Willing Main Characters amplify flow. Unwilling Main Characters build up resistance.
With this in mind, one can now see how an Audience might appreciate the resistance Dr. Richard Kimball or Jake Gittes brings to the dramatic circuit of their narratives. Kimball hampers resolution with his constant need to prove his innocence. Gittes mucks everything up by constantly sticking his nose in places it doesn't belong (literally).
Same with Chris in American Sniper, Cage in Edge of Tomorrow, and even Jason Bourne in the original The Bourne Identity. The very presence of their personal issues creates a blockage within their respective stories.
What then of the Willing Main Characters?
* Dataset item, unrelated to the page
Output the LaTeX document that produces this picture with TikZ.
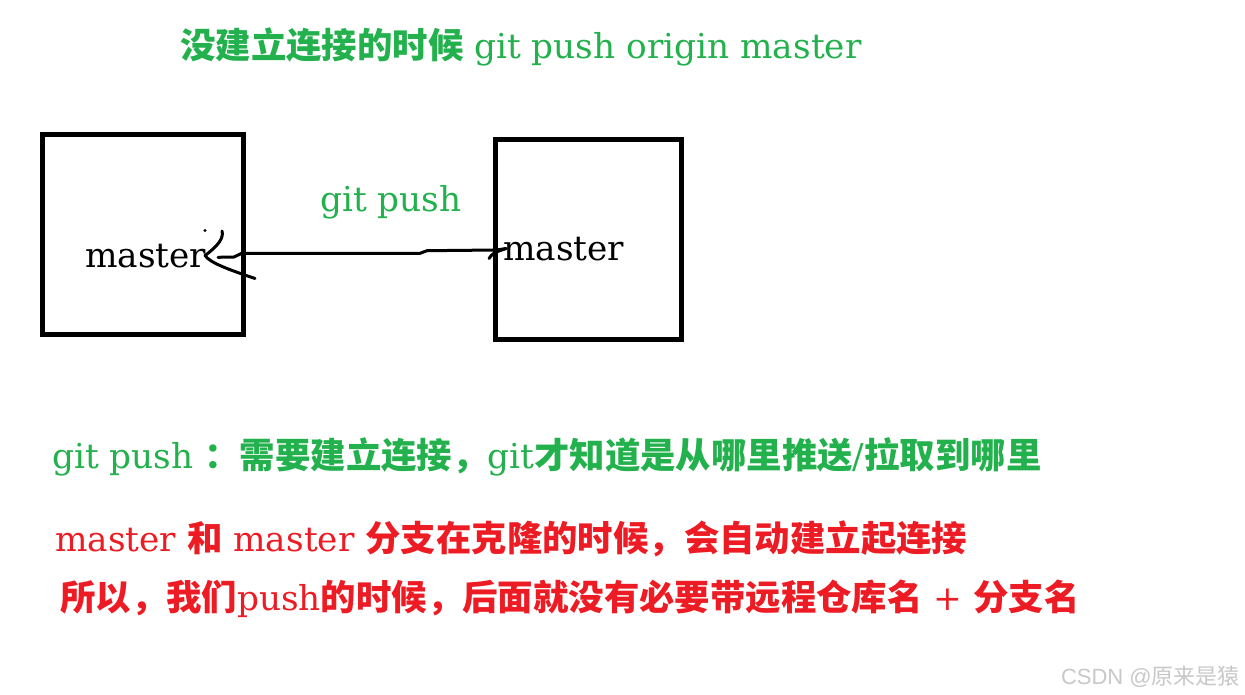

Looking back we can see Woody, Joe, and Clarice as facilitating the flow of dramatic resolution. If it weren't for their personal issues, their stories would not have circulated quite as easily. Same with Weisler, Sorowitsch, and Skywalker. Their narratives surged smoothly because of the way each had grown accustomed to dealing with their own personal problems.
More than "refusing a call", a Main Character's Unwillingness to participate in a narrative results in a greater resistance and dramatic buildup to any potential conflict. Conversely, a Willingness to do what is needed facilitates flow and circulation of that potential.
Regardless of nomenclature, the very idea that Chris and Melanie were able to objectify the forces within a narrative should be seen as a monumental achievement towards a better understanding of story. By allowing Authors to remove themselves from the equation, the Dramatica theory of story makes it possible to establish the resistance or flow of dramatic conflict throughout a narrative. By seeing this current as a function of personal issues multiplied by dynamic progression, a writer appreciates how the Audience will respond and can adjust the narrative accordingly.
Dramatica truly is a call to action. By refusing this call to understand story with greater precision and higher accuracy, the writer unwittingly places themselves in the role of the tragic Hero.
And that is no journey any Artist should suffer through.